* _Saved data entries_:
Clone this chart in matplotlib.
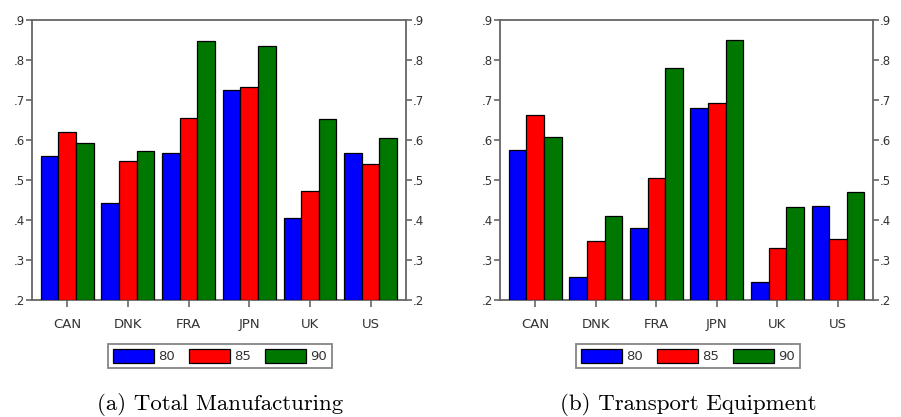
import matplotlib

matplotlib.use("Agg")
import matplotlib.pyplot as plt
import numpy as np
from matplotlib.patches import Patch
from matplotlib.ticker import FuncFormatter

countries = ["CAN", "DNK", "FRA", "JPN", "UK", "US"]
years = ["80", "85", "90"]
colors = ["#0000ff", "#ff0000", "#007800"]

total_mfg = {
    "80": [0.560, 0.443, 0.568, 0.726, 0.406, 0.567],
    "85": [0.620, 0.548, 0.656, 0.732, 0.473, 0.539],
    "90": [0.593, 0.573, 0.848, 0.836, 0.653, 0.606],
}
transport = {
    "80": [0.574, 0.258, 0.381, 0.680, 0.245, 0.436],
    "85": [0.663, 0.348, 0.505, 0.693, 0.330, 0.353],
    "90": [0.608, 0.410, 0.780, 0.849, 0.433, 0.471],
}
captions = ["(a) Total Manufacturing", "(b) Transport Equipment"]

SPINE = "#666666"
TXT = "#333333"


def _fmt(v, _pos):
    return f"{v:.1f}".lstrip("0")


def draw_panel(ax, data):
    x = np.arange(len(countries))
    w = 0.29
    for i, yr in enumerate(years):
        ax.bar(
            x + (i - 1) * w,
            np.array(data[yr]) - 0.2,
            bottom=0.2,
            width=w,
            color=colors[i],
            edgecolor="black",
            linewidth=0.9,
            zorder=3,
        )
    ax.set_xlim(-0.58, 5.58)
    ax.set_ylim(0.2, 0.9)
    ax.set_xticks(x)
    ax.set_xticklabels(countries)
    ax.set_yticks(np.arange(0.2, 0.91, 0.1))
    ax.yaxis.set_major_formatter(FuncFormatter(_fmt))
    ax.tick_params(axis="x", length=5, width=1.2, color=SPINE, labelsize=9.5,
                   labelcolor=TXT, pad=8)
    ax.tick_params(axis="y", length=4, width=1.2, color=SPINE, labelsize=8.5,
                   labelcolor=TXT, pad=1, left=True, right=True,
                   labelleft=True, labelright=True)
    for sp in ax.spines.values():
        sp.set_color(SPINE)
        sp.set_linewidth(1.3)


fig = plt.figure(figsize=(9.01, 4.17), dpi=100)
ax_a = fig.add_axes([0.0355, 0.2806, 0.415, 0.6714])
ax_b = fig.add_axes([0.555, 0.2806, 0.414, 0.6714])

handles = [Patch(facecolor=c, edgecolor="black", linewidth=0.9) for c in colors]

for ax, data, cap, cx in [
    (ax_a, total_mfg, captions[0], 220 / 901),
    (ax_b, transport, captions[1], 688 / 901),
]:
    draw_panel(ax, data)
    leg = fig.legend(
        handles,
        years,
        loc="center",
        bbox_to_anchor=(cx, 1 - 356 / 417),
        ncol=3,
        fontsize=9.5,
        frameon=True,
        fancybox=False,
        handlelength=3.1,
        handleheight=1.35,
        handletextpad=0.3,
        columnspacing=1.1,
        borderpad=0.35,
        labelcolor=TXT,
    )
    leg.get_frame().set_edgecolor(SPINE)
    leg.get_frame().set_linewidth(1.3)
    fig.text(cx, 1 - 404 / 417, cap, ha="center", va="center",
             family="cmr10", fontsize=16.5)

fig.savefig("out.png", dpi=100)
* * *
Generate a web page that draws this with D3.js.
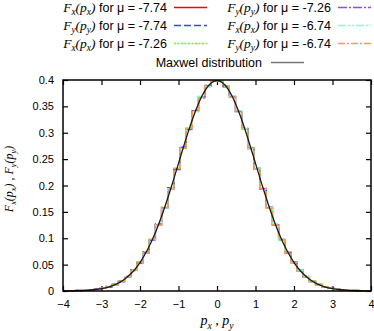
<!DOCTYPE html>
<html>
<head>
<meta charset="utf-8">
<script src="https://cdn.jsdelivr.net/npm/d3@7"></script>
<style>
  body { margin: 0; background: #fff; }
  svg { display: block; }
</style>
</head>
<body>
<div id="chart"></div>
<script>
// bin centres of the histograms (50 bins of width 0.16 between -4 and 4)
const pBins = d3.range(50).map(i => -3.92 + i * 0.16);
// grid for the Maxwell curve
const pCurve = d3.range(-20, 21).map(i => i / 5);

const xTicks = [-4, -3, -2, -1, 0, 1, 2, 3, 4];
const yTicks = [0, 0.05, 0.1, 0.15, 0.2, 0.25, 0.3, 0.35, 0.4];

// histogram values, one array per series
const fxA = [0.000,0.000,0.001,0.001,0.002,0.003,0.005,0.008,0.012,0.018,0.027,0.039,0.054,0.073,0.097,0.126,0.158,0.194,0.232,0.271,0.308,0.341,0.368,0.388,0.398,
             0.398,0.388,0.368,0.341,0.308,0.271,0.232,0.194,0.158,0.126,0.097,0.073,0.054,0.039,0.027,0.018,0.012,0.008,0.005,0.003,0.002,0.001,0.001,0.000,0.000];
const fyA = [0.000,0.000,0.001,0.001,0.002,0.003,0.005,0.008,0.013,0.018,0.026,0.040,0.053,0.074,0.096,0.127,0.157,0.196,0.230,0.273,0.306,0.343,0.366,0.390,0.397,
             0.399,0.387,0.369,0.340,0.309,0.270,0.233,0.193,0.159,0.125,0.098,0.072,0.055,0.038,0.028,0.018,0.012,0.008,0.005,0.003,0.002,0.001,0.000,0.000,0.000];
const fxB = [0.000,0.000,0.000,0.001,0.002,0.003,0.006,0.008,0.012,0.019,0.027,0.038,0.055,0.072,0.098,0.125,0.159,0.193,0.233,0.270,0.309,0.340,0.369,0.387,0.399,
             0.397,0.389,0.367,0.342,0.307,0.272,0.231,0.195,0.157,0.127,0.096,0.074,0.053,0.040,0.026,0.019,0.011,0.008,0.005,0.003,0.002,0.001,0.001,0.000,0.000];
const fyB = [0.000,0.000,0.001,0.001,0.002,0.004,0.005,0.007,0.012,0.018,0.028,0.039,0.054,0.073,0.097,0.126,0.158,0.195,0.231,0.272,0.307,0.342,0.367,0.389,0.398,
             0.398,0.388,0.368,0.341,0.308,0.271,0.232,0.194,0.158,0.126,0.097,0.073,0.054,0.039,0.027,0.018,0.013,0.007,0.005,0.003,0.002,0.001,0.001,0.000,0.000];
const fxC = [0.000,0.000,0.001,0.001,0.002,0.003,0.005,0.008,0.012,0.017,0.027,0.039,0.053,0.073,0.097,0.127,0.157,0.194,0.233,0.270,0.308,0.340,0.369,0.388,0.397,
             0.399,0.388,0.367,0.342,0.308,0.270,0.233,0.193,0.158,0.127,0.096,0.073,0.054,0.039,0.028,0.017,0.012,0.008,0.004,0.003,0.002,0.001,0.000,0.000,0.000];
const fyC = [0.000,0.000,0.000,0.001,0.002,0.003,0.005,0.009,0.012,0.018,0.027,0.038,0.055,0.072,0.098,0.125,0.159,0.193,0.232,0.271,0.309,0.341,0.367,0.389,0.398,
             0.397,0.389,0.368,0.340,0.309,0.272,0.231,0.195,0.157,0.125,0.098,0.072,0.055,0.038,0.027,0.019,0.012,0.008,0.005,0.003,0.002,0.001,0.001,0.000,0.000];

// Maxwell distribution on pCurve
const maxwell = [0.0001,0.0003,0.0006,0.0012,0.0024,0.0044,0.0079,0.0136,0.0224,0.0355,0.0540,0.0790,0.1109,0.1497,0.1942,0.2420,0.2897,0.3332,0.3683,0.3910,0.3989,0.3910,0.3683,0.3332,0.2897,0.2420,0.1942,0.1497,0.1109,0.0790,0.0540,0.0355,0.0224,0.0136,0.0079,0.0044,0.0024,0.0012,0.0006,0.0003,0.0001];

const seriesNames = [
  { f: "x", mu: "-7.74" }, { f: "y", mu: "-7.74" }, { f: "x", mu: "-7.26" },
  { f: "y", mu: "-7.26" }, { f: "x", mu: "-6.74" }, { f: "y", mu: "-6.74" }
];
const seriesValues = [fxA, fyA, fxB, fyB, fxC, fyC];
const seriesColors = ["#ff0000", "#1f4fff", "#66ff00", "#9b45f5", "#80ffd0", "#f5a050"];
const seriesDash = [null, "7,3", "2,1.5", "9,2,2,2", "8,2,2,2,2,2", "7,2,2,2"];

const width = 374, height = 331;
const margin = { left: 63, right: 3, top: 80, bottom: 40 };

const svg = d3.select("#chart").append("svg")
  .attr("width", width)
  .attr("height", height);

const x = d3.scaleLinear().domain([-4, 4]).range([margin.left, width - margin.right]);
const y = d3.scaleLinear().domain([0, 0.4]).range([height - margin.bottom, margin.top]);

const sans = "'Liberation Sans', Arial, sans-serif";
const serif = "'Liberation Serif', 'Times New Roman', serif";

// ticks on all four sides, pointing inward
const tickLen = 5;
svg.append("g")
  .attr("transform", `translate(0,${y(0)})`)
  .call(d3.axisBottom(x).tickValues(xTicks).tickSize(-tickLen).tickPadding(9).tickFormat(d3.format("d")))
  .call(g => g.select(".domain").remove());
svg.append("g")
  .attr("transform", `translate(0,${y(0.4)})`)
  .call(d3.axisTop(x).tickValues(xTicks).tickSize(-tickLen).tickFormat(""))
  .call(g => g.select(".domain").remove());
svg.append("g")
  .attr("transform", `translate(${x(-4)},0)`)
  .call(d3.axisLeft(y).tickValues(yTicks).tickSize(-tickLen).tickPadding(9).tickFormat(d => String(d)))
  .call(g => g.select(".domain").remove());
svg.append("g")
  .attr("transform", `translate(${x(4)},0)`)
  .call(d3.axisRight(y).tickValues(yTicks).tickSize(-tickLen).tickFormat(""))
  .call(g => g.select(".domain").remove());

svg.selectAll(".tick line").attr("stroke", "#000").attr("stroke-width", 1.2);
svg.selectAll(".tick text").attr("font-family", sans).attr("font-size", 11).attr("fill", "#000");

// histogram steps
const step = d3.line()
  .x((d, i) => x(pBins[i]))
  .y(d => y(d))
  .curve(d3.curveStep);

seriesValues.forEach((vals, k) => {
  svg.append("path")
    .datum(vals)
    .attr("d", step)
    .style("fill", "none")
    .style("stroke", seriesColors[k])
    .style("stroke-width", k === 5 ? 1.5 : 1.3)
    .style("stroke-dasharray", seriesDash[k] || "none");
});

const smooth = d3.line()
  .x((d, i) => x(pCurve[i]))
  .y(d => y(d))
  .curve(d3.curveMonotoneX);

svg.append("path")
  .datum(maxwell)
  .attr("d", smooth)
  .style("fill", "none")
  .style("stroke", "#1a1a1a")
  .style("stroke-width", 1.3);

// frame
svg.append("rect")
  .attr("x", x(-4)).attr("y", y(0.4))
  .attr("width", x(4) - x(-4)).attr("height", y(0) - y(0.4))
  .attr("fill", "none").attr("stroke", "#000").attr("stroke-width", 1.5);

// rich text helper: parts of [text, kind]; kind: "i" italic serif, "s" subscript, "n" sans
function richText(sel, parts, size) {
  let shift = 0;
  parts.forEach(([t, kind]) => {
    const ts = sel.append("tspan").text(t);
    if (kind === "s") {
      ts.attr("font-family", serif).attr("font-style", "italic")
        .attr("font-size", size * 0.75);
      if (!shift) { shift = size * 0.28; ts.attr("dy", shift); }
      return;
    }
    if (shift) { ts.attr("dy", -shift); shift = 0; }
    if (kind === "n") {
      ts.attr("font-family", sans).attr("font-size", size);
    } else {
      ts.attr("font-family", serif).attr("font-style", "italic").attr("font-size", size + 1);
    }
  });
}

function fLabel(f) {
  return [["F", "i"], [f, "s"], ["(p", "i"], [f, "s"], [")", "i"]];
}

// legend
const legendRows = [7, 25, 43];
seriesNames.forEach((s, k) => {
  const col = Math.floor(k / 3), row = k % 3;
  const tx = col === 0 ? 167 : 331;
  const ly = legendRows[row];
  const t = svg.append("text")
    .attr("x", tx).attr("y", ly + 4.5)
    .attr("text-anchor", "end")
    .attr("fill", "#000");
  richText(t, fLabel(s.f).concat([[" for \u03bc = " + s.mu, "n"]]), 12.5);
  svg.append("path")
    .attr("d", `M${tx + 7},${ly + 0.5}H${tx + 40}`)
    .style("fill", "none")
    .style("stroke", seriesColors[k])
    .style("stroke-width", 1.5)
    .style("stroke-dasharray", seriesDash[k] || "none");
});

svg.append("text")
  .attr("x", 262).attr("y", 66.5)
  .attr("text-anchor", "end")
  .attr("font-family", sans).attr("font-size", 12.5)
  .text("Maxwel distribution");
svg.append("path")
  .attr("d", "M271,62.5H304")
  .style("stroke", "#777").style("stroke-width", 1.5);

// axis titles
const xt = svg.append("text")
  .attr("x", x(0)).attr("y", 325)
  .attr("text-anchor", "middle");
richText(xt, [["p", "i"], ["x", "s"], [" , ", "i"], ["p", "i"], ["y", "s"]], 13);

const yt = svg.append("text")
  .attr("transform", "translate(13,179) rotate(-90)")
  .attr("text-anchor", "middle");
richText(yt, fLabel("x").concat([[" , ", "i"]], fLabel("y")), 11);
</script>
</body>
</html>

* _Brief_: Omit all pictures and repeat exactly the lines from the one containing "Clone this chart in matplotlib." through the one containing "c in colors]", ends included, with nothing added.

* _Answer to this task_:
Clone this chart in matplotlib.
import matplotlib

matplotlib.use("Agg")
import matplotlib.pyplot as plt
import numpy as np
from matplotlib.patches import Patch
from matplotlib.ticker import FuncFormatter

countries = ["CAN", "DNK", "FRA", "JPN", "UK", "US"]
years = ["80", "85", "90"]
colors = ["#0000ff", "#ff0000", "#007800"]

total_mfg = {
    "80": [0.560, 0.443, 0.568, 0.726, 0.406, 0.567],
    "85": [0.620, 0.548, 0.656, 0.732, 0.473, 0.539],
    "90": [0.593, 0.573, 0.848, 0.836, 0.653, 0.606],
}
transport = {
    "80": [0.574, 0.258, 0.381, 0.680, 0.245, 0.436],
    "85": [0.663, 0.348, 0.505, 0.693, 0.330, 0.353],
    "90": [0.608, 0.410, 0.780, 0.849, 0.433, 0.471],
}
captions = ["(a) Total Manufacturing", "(b) Transport Equipment"]

SPINE = "#666666"
TXT = "#333333"


def _fmt(v, _pos):
    return f"{v:.1f}".lstrip("0")


def draw_panel(ax, data):
    x = np.arange(len(countries))
    w = 0.29
    for i, yr in enumerate(years):
        ax.bar(
            x + (i - 1) * w,
            np.array(data[yr]) - 0.2,
            bottom=0.2,
            width=w,
            color=colors[i],
            edgecolor="black",
            linewidth=0.9,
            zorder=3,
        )
    ax.set_xlim(-0.58, 5.58)
    ax.set_ylim(0.2, 0.9)
    ax.set_xticks(x)
    ax.set_xticklabels(countries)
    ax.set_yticks(np.arange(0.2, 0.91, 0.1))
    ax.yaxis.set_major_formatter(FuncFormatter(_fmt))
    ax.tick_params(axis="x", length=5, width=1.2, color=SPINE, labelsize=9.5,
                   labelcolor=TXT, pad=8)
    ax.tick_params(axis="y", length=4, width=1.2, color=SPINE, labelsize=8.5,
                   labelcolor=TXT, pad=1, left=True, right=True,
                   labelleft=True, labelright=True)
    for sp in ax.spines.values():
        sp.set_color(SPINE)
        sp.set_linewidth(1.3)


fig = plt.figure(figsize=(9.01, 4.17), dpi=100)
ax_a = fig.add_axes([0.0355, 0.2806, 0.415, 0.6714])
ax_b = fig.add_axes([0.555, 0.2806, 0.414, 0.6714])

handles = [Patch(facecolor=c, edgecolor="black", linewidth=0.9) for c in colors]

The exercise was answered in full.